Echoing Socrates' time-honoured statement that the unexamined life is not worth living, psychoanalyst Stephen Grosz draws short, vivid stories from his 25-five-year practice in order to track the collaborative journey of therapist and patient as they uncover the hidden feelings behind ordinary behaviour.
These beautifully rendered tales illuminate the fundamental pathways of life from birth to death. A woman finds herself daydreaming as she returns home from a business trip; a young man loses his wallet. We learn, too, from more extreme examples: the patient who points an unloaded gun at a police officer, the compulsive liar who convinces his wife he's dying of cancer. The stories invite compassionate understanding, suggesting answers to the questions that compel and disturb us most about love and loss, parents and children, work and change. The resulting journey will spark new ideas about who we are and why we do what we do.
Reviews and Endorsements:
"Grosz's vignettes are so brilliantly put together that they read like pieces of bare, illuminating fiction.... It is this combination of tenacious detective work, remarkable compassion and sheer, unending curiosity for the oddities of the human heart that makes The Examined Life utterly captivating." --The Sunday Times
"By turns edifying and moving.... Grosz offers astute insights into the perplexities of everyday life." --Financial Times
"Stephen Grosz has condensed thousands of hours of consultations into this gem.... Grosz writes lucidly and with sensitivity, treating his patients with respect.
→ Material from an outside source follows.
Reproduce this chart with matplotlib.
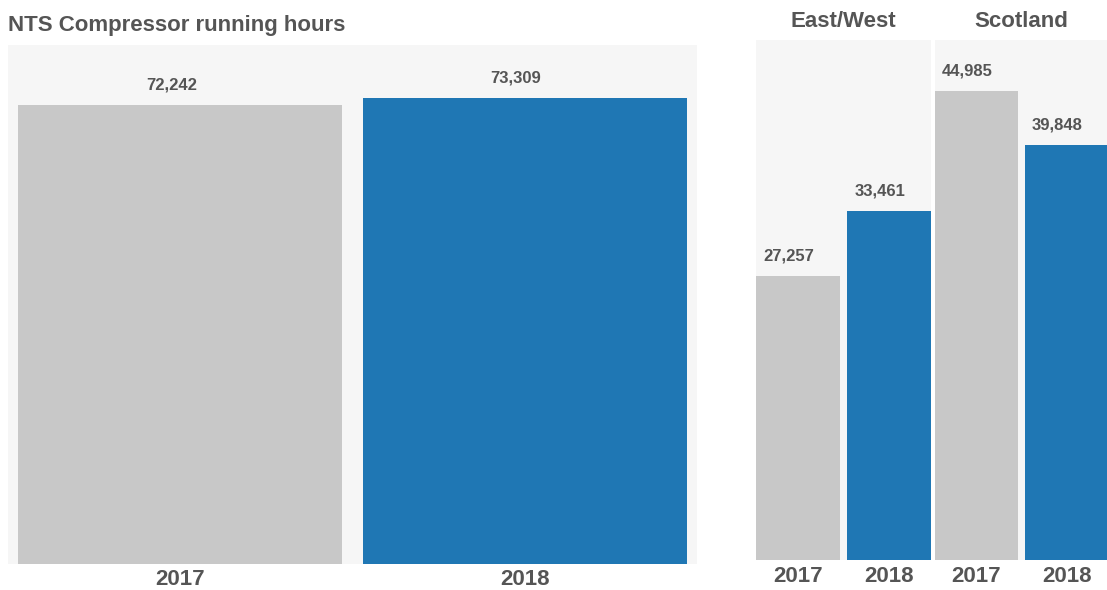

The cases are sprinkled with wise reflections.... Highly recommended." --The Independent
About the Author:
Stephen Grosz was born in Indiana and educated at Berkeley and Oxford. For the past 25 years he has worked as a psychoanalyst. He teaches clinical technique at the Institute of Psychoanalysis and Psychoanalytic Theory at University College London. His stories have appeared in the Financial Times and Granta. He lives in London.